Cognitive Cost is caused by an ineffective "mental algorithm" within the process, which usually transforms different sizes in a geographical map to the different levels of spatial coverages.

Neither visual representation can easily be extended to indicate multiple geographical scales (i.e., hierarchy). One important note here is about the observation of the map (or the Potential Distortion in observing the map). This depends on how familiar the users are with the areas, and how much details are required for the tasks to be performed. In the empirical studies, these two factors are simplified, but in practical applications, they must be considered.

Abstract Reasoning about the Optional Remedies:

Four single-level remedies were proposed. Based on these, three multi-level remedies were proposed.

M-bd offers

more Alphabet Compression about the text (by discarding information, some of which may be useful),
more Alphabet Compression about the hierarchical structure (by discarding information that are not useful,
but less Alphabet Compression about the map (i.e., more geographical information is available, which is useful for some users and some tasks),
more Potential Distortion and Cost about text as the text orientations are not uniform.

M-bd is NOT a pure M-bd as its inner region is actually rendered using M-sp (or S-sp).

M-sp offers

less Alphabet Compression about the text,
less Alphabet Compression about the hierarchical structure,
but more Alphabet Compression about the map due to occlusion.

M-bh is an in-between remedy.

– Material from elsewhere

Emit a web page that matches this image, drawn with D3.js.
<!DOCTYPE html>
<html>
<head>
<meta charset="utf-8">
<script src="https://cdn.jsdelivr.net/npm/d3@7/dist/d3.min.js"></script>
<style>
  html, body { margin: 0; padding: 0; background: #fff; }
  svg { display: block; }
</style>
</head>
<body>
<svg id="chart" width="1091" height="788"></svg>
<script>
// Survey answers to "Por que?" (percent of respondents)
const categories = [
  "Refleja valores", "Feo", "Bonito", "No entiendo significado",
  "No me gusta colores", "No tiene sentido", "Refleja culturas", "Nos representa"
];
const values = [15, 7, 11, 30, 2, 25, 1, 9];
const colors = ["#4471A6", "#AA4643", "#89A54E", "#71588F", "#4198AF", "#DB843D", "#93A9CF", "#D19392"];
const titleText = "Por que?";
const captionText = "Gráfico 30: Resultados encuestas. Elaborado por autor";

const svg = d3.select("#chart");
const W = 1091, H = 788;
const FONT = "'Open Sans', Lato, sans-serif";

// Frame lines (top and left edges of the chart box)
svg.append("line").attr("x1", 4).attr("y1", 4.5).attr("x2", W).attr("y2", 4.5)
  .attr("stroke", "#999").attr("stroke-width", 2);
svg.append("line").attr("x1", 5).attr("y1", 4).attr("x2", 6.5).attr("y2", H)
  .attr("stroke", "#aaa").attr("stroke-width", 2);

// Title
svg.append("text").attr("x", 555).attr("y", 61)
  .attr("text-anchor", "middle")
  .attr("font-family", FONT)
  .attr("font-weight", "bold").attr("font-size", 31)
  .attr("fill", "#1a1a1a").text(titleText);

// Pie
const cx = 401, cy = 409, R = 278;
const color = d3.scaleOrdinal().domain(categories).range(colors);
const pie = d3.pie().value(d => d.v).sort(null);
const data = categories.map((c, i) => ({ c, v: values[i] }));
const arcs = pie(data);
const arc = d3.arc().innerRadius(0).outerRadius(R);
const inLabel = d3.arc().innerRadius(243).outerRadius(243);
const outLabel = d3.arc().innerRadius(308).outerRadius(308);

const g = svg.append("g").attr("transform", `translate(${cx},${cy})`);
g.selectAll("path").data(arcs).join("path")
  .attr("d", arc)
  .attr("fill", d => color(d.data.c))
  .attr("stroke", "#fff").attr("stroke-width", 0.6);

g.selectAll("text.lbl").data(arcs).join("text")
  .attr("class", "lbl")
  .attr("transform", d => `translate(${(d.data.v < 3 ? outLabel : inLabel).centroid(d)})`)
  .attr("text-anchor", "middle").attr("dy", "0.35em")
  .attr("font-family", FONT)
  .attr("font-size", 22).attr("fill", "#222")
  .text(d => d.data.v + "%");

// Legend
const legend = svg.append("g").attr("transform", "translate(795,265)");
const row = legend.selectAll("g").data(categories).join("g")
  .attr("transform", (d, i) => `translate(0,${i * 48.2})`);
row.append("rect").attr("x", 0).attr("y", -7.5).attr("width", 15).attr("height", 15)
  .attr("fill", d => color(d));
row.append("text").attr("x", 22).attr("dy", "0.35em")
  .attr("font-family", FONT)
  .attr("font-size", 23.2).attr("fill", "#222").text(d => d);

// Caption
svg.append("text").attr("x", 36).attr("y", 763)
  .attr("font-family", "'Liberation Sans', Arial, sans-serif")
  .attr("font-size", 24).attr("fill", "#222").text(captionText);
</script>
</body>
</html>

However, for the perception of hierarchy, the jagged edges caused by long and short keywords may affect the perception of the boundary. Perceptually, the trade-off between AC and PD or Cost is not easy to estimate.

The abstract reasoning would yield the following hypotheses for normalized users and tasks:

(a) Cost for gaining textual information: M-bd > M-bh > M-sp.
(b) Cost for gaining hierarchical information: M-bd < M-bh =?= M-sp.
(c) Cost for gaining geographical information: M-bd < M-bh < Msp.

We can also hypothesize that if there is a pure M-bd, called PMbd, we would have: (extending (a), (b), (c) above):

(a) PM-bd > M-bd
(b) PM-bd <= M-bd
(c) PM-bd < M-bd

The abstract reasoning is consistent with the study results:

(a) Study 1 shows: M-bd > M-bh > M-sp
(b) and (c): Study 2 shows: M-bd < M-sp < M-bh

Note that Study 2's results mixed (b) and (c) together. Nevertheless, it indicates that the trade-off between AC and PD for (b) is that PD and Cost due to jagged edges seem high.

Reasoning about Side-Effects:

M-bd's weakness about textual information can potentially be alleviated by some interactions, such as a tooltip window for showing keywords at different locations, while the permanent texts maintain the externalized memory.

M-sp's weakness about geographical information can potentially be alleviated by some interactions, such as a dial for changing the transparency of the overlaid text. For users with good local knowledge, such interaction will rarely be required.

Reasoning about the Applications based on Empirical Studies:

It is correct that the studies had to use students whose geographical knowledge and the sense about tasks are controlled to avoid confounding effects.

This means that when we apply the results to real world applications, we must use abstract reasoning to re-analyze the impact of users’ geographical knowledge and the dependency of the tasks on different levels of geographical information shown on the map. If the users have good geographical knowledge about the area concerned, or can acquire such knowledge quickly after a few taskrelated observations, then M-sp could possibly be a preferred option.

In the paper, the authors described one application, and the decision is in favor of M-bd. The selection of a distant location based on a major event means that the users may not have good geographical knowledge. Hence the selection of M-bd is a sensible decision.